Over generaal Spoor verscheen kortelings een sympathiserend boek van zijn ritmeester-adjudant R.M. Smulders. Zoals bijna alle Indië-veteranen heeft Smulders een grote verering voor de generaal en diens vijanden kunnen rekenen op Smulders' welgemeende haat. Door de herinneringen aan Spoor heen zijn fragmenten gevlochten uit de levensgeschiedenissen van Smulders' strijdmakkers. Stilistisch is dat niet fraai; uitgevers doen kennelijk weinig aan het begeleiden van een auteur. Indië-veteranen zullen zich desondanks in dit boek in herkennen. Serieuze Spoorbiografen vinden er niet veel nieuws. (Generaal Spoor, De Bataafsche Leeuw, f 19,50.)
De dekolonisatie van Indië vond onder Europeanen niet alleen botte tegenstand. Het pro-Indonesische, linksgezinde tijdschrift Oriëntatie was het verzamelpunt van een club begaafde, intelligente mensen als Beb Vuyk, Rob Nieuwenhuys en Han Resink, die ondanks de oorlog van 1945-1950 toch bijdragen wisten los te krijgen van Indonesiërs als Chairil Anwar, Pramoedya en Mochtar Lubis.
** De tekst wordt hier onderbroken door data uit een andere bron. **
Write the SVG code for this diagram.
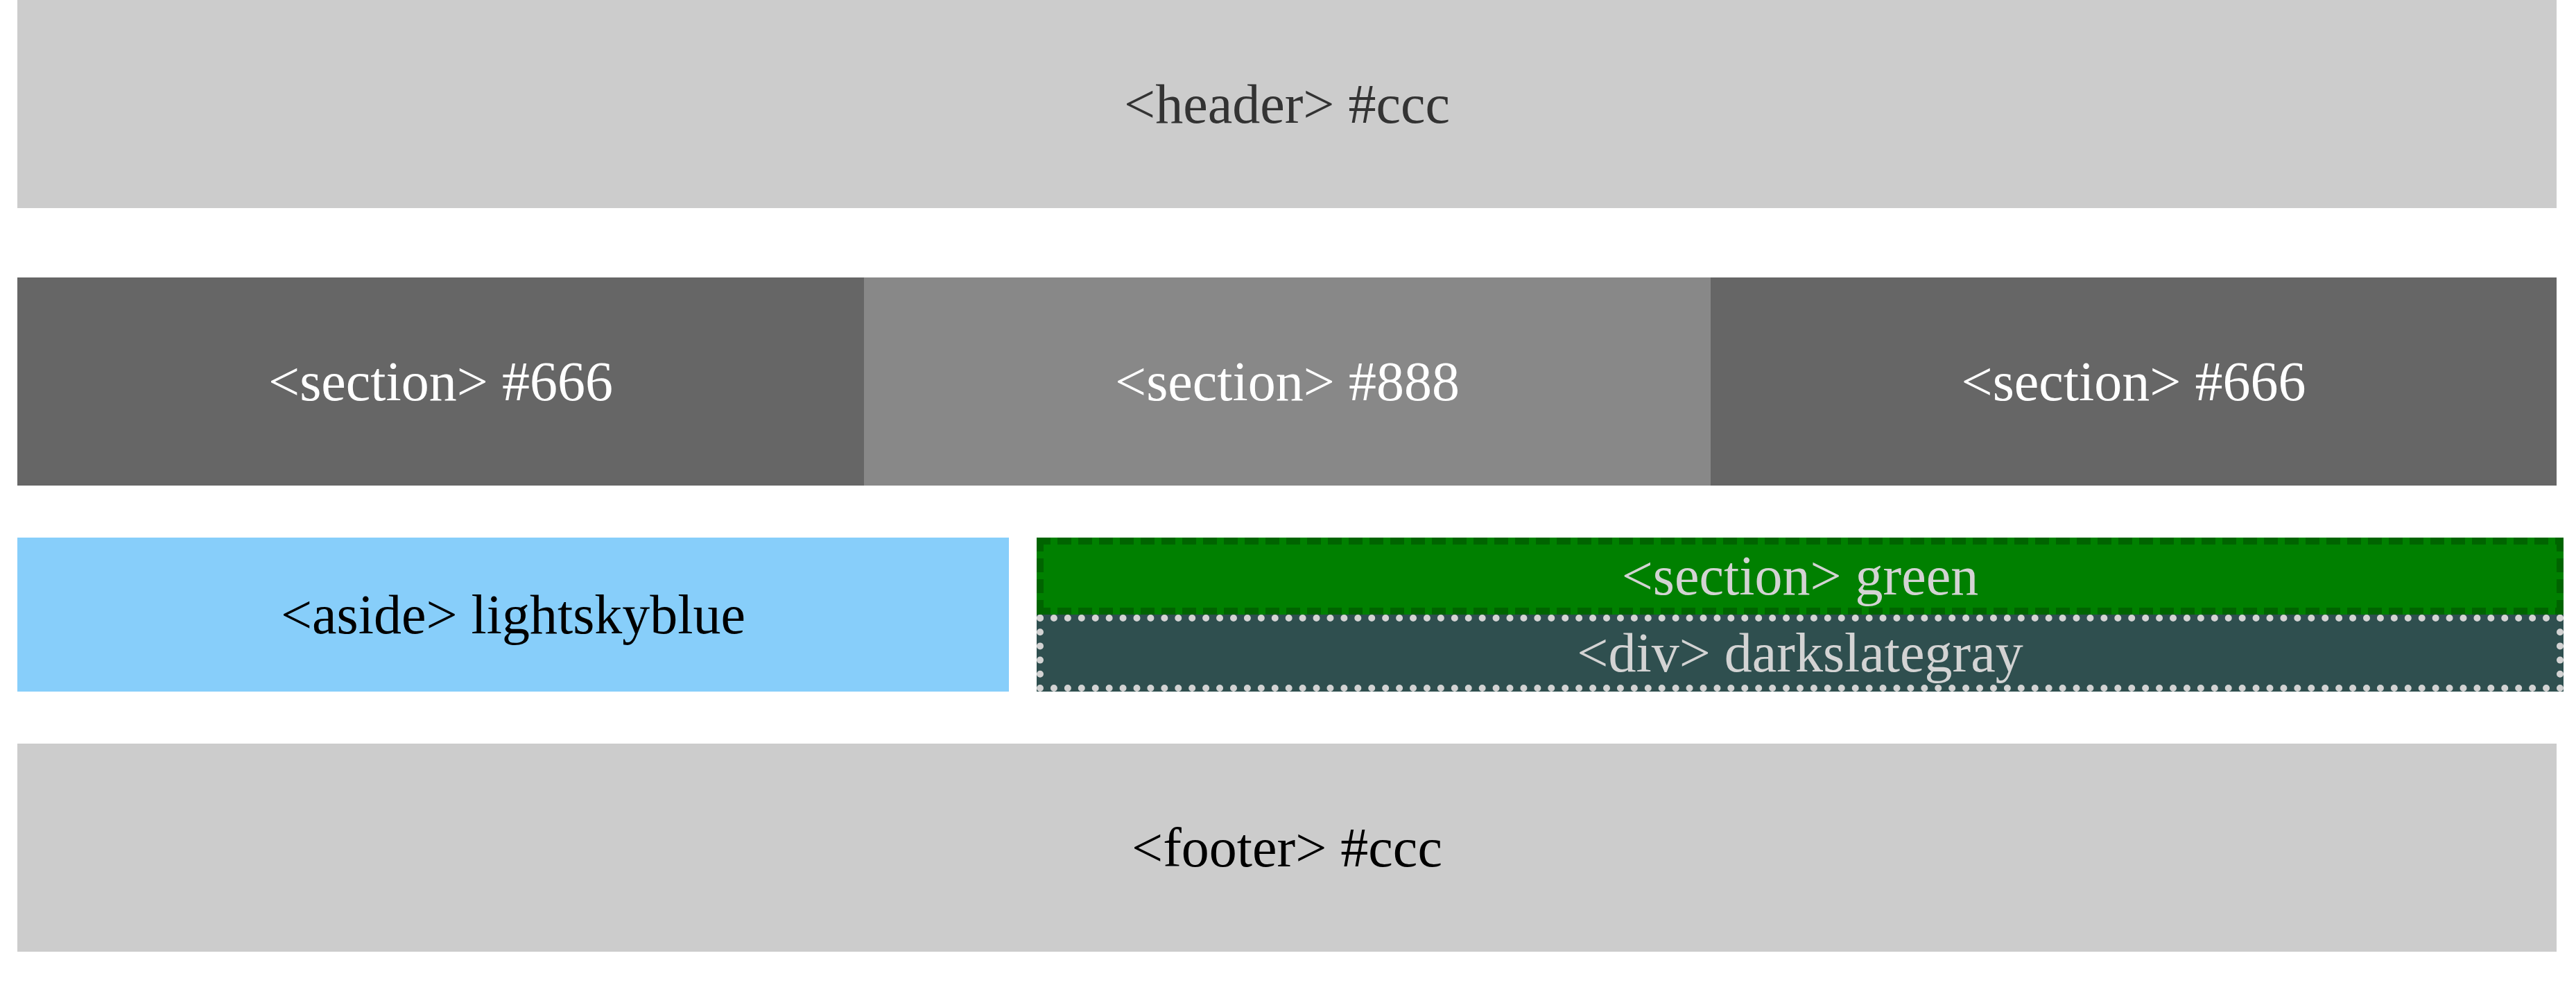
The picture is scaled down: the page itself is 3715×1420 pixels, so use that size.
<svg xmlns="http://www.w3.org/2000/svg" width="3715" height="1420" viewBox="0 0 3715 1420">
<style>
text{font-family:"Liberation Serif","Times New Roman",serif;font-size:80px;text-anchor:middle}
.dash{stroke:#006400;stroke-width:10;stroke-dasharray:20 10;fill:none}
.dot{stroke:#d3d3d3;stroke-width:10;stroke-linecap:round;fill:none}
</style>
<rect width="3715" height="1420" fill="#fff"/>
<g id="header"><rect x="25" y="0" width="3662" height="300" fill="#ccc"/><text x="1856" y="177" fill="#333">&lt;header&gt; #ccc</text></g>
<g id="section1"><rect x="25" y="400" width="1221" height="300" fill="#666"/><text x="635.5" y="577" fill="#fff">&lt;section&gt; #666</text></g>
<g id="section2"><rect x="1246" y="400" width="1221" height="300" fill="#888"/><text x="1856.5" y="577" fill="#fff">&lt;section&gt; #888</text></g>
<g id="section3"><rect x="2467" y="400" width="1220" height="300" fill="#666"/><text x="3077" y="577" fill="#fff">&lt;section&gt; #666</text></g>
<g id="aside"><rect x="25" y="775" width="1430" height="222" fill="#87cefa"/><text x="740" y="913" fill="#000">&lt;aside&gt; lightskyblue</text></g>
<g id="section-green"><rect x="1495" y="775" width="2202" height="111" fill="#008000"/>
<path class="dash" d="M1495 780H3697M1495 881H3697M1500 775V886M3692 775V886"/>
<text x="2596" y="857" fill="#d3d3d3">&lt;section&gt; green</text></g>
<g id="div-darkslategray"><rect x="1495" y="886" width="2202" height="111" fill="#2f4f4f"/>
<path class="dot" d="M1500 891H3692M1500 992H3692" stroke-dasharray="0 19.927"/>
<path class="dot" d="M1500 891V992M3692 891V992" stroke-dasharray="0 20.2"/>
<text x="2596" y="968" fill="#d3d3d3">&lt;div&gt; darkslategray</text></g>
<g id="footer"><rect x="25" y="1072" width="3662" height="300" fill="#ccc"/><text x="1856" y="1249" fill="#000">&lt;footer&gt; #ccc</text></g>
<g id="connectors"/>
</svg>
Er is nu een bloemlezing uit het mooiste dat in Oriëntatie (1947-1953) verscheen. Peter van Zonneveld maakte de inleiding en de keuze. Het boek dat het resultaat ervan is, bevat verhalen en gedichten van onder meer Balfas, Lubis, en Pramoedya over de ellende van de politionele acties, prachtige poëzie van Resink, Vroman en Anwar, inheemse, door Nieuwenhuys vertaalde anonieme volksgedichten, fragmenten uit Walraven, en karakteristiek proza van Boon, alias Mahieu. Opvallend hoe weinig politiek geëngageerd de Europese schrijvers waren, althans in deze bloemlezing. (Oriëntatie, Conserve, f 42,50.)
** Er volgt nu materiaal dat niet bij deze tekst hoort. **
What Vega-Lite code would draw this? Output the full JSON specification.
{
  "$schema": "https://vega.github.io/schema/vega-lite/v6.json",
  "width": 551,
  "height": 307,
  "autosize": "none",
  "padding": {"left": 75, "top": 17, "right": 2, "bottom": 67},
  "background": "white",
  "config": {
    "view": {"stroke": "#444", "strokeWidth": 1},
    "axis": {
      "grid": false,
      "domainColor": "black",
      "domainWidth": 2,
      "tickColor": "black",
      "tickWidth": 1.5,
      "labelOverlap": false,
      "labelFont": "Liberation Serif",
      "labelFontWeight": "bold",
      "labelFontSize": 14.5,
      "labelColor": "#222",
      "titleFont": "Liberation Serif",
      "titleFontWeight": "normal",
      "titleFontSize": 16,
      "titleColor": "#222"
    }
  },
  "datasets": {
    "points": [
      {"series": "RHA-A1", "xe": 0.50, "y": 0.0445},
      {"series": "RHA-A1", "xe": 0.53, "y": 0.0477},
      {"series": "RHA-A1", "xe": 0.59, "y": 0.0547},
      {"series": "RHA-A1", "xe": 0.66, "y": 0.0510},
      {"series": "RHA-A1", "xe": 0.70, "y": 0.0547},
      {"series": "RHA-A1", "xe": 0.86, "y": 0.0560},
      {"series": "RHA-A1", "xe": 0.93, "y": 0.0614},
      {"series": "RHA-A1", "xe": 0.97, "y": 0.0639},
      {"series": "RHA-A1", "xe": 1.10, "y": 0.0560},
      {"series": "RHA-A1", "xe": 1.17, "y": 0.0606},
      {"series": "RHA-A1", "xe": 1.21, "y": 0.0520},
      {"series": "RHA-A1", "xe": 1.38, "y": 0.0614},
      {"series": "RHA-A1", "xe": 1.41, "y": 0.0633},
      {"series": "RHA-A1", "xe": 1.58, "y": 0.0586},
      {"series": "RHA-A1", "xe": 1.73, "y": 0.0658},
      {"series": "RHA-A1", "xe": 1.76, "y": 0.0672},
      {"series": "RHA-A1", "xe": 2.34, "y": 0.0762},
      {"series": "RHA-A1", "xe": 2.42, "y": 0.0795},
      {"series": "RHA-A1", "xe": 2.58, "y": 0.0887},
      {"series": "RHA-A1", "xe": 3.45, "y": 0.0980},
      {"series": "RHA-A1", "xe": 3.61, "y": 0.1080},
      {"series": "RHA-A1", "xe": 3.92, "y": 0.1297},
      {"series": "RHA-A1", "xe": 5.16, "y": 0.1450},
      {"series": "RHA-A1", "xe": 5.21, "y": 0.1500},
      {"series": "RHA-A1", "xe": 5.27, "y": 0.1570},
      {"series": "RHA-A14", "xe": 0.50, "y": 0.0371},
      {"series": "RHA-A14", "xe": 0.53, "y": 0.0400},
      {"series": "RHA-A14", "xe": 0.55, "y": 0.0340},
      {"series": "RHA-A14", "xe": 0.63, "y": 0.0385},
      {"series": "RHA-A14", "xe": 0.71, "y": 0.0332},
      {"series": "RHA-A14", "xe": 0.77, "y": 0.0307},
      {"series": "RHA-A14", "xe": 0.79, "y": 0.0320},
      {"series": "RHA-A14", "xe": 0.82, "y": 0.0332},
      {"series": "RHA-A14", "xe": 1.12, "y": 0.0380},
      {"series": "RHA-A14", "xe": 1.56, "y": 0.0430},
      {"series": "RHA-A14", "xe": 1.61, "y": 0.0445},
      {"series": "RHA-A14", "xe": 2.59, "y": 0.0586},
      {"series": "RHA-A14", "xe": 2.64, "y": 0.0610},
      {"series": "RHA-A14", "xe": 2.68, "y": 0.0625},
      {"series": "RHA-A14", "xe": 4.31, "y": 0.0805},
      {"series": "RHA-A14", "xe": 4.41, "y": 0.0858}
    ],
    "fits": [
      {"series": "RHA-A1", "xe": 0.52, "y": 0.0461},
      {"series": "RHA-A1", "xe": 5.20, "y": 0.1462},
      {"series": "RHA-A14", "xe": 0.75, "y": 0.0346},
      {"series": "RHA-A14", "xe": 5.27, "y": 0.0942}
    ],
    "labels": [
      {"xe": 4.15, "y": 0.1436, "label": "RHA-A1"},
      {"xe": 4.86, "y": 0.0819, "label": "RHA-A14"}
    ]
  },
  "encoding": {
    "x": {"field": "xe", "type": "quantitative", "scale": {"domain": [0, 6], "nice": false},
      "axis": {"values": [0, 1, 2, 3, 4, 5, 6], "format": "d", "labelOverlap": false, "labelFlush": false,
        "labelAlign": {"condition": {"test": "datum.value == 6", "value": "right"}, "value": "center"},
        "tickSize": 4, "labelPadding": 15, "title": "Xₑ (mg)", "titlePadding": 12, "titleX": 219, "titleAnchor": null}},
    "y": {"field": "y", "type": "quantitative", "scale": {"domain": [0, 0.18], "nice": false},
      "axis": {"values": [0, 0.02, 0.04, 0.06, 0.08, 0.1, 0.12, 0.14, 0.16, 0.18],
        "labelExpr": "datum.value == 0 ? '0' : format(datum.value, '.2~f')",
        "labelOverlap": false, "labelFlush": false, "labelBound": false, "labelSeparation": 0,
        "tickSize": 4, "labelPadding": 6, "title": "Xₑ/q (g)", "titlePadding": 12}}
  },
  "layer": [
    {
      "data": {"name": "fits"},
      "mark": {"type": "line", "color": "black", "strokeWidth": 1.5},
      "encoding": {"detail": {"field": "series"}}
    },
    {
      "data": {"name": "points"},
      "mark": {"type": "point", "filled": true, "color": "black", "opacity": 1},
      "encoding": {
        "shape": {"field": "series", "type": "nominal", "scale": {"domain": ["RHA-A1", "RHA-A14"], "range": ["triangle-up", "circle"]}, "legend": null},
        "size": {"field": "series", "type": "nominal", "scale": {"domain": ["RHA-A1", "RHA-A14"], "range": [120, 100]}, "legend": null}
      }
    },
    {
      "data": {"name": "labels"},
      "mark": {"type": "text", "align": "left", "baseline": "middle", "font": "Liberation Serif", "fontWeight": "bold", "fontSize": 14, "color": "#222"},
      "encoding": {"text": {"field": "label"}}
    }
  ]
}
In de Maleise literatuur neemt de pantoen (orale volksgedichten) een belangrijke plaats in. Pantoens zijn kwatrijnen van een bijzondere soort, en in hun piepkleine inleiding van hun even kleine bundel vertaalde pantoens leggen Angela Rookmaaker en Alfred van der Helm uit wat de regels van deze kwatrijn behelzen. Hun vertaling is even bondig als charmant, en de uitvoering van het kleine boekje is dat ook. (Pantuns, Zeeuws Kunstenaarscentrum, Kousteensedijk 7, 4331 JE Middelburg, 01180-3 02 52, f 7,50.)
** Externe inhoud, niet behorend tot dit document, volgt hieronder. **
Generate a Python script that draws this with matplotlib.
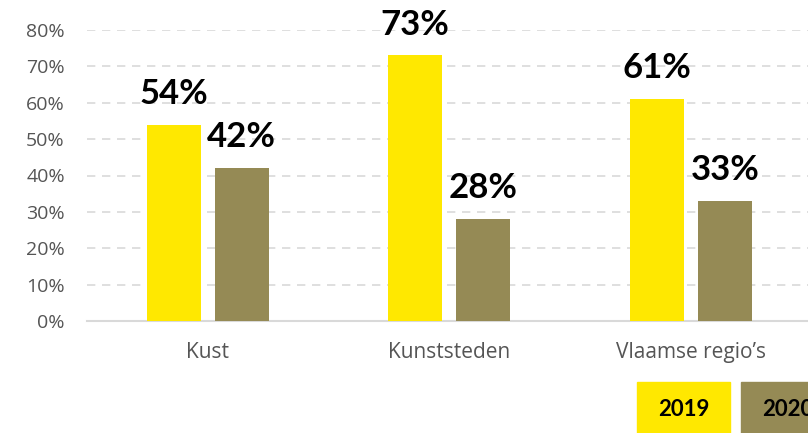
import numpy as np
import matplotlib
matplotlib.use("Agg")
import matplotlib.pyplot as plt
from matplotlib.patches import Rectangle

# data
categories = ["Kust", "Kunststeden", "Vlaamse regio’s"]
years = ["2019", "2020"]
values_2019 = [54, 73, 61]
values_2020 = [42, 28, 33]
yticks = [0, 10, 20, 30, 40, 50, 60, 70, 80]

col_2019 = "#FFE800"
col_2020 = "#958A55"

plt.rcParams["font.family"] = ["Open Sans", "DejaVu Sans"]
bold_font = ["Lato", "DejaVu Sans"]

W, H = 808, 433
fig = plt.figure(figsize=(W / 100, H / 100), dpi=100)
ax = fig.add_axes([87 / W, (H - 321) / H, 1 - 87 / W, (321 - 30) / H])

x = np.arange(len(categories))
width = 0.224
off = 0.141

b1 = ax.bar(x - off, values_2019, width, color=col_2019, zorder=3)
b2 = ax.bar(x + off, values_2020, width, color=col_2020, zorder=3)

for bars, vals in ((b1, values_2019), (b2, values_2020)):
    for r, v in zip(bars, vals):
        ax.annotate(f"{v}%", (r.get_x() + r.get_width() / 2, v),
                    xytext=(0, 15), textcoords="offset points",
                    ha="center", va="baseline", fontsize=25,
                    fontweight="bold", family=bold_font, color="black",
                    annotation_clip=False)

ax.set_xlim(-0.5, 2.485)
ax.set_ylim(0, 80)
ax.set_yticks(yticks)
ax.set_yticklabels([f"{t}%" for t in yticks])
ax.set_xticks(x)
ax.set_xticklabels(categories)
ax.tick_params(axis="y", length=0, labelsize=14, colors="#555555", pad=16)
ax.tick_params(axis="x", length=0, labelsize=15, colors="#555555", pad=15)

ax.yaxis.grid(True, linestyle=(0, (5, 4)), color="#d9d9d9", linewidth=1.2, zorder=0)
ax.set_axisbelow(True)
for s in ["top", "right", "left"]:
    ax.spines[s].set_visible(False)
ax.spines["bottom"].set_color("#d9d9d9")
ax.spines["bottom"].set_linewidth(1.5)

# legend boxes
legend_cols = [col_2019, col_2020]
lx = [637, 741]
for yr, c, x0 in zip(years, legend_cols, lx):
    fig.patches.append(Rectangle((x0 / W, 0), 93 / W, 51 / H,
                                 transform=fig.transFigure, color=c))
    fig.text((x0 + 46.5) / W, 24 / H, yr, ha="center", va="center",
             fontsize=16, fontweight="bold", family=bold_font, color="black")

fig.savefig("out.png", dpi=100)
Vrouwen in Zuidoost-Azië schrijven verhalen. Marjanne Termorshuizen zocht er tweeëntwintig uit en bundelde ze in Het verwelken van de regenbloesem. De bundel ziet er vreselijk uit, als een Bouquetromannetje; de titel is sentimenteel; de ene zetfout volgt de andere op. Een inleiding ontbreekt. Kortom, vodden voor zover het de uitgever betreft. De inhoud daarentegen is interessant. Van de meeste verhalen is de structuur heel simpel en het is duidelijk dat ze uit een cultuur komen waar de orale literatuur overheerst. Een echte schrijftraditie ontwaart de lezer in de verhalen uit Maleisië, Singapore, Thailand en Indonesië niet. Maar een verteltraditie is er evident wel. De onderwerpen zijn ook karakteristiek; veel speelt zich af onder arme mensen op het platteland. Veel is ook sociaal protest dat kort, ingehouden en met understatement wordt geuit. Heel anders zijn de verhalen uit de Filippijnen, die flamboyanter zijn, ingewikkelder van structuur en in een stedelijke, welgestelde omgeving spelen. De vertaling van de verhalen is vrijwel altijd goed; wat ze te vertellen hebben is belangwekkend voor wie van literatuur en Zuidoost-Azië houdt. (Wereldvenster/Unieboek, f 24,50.)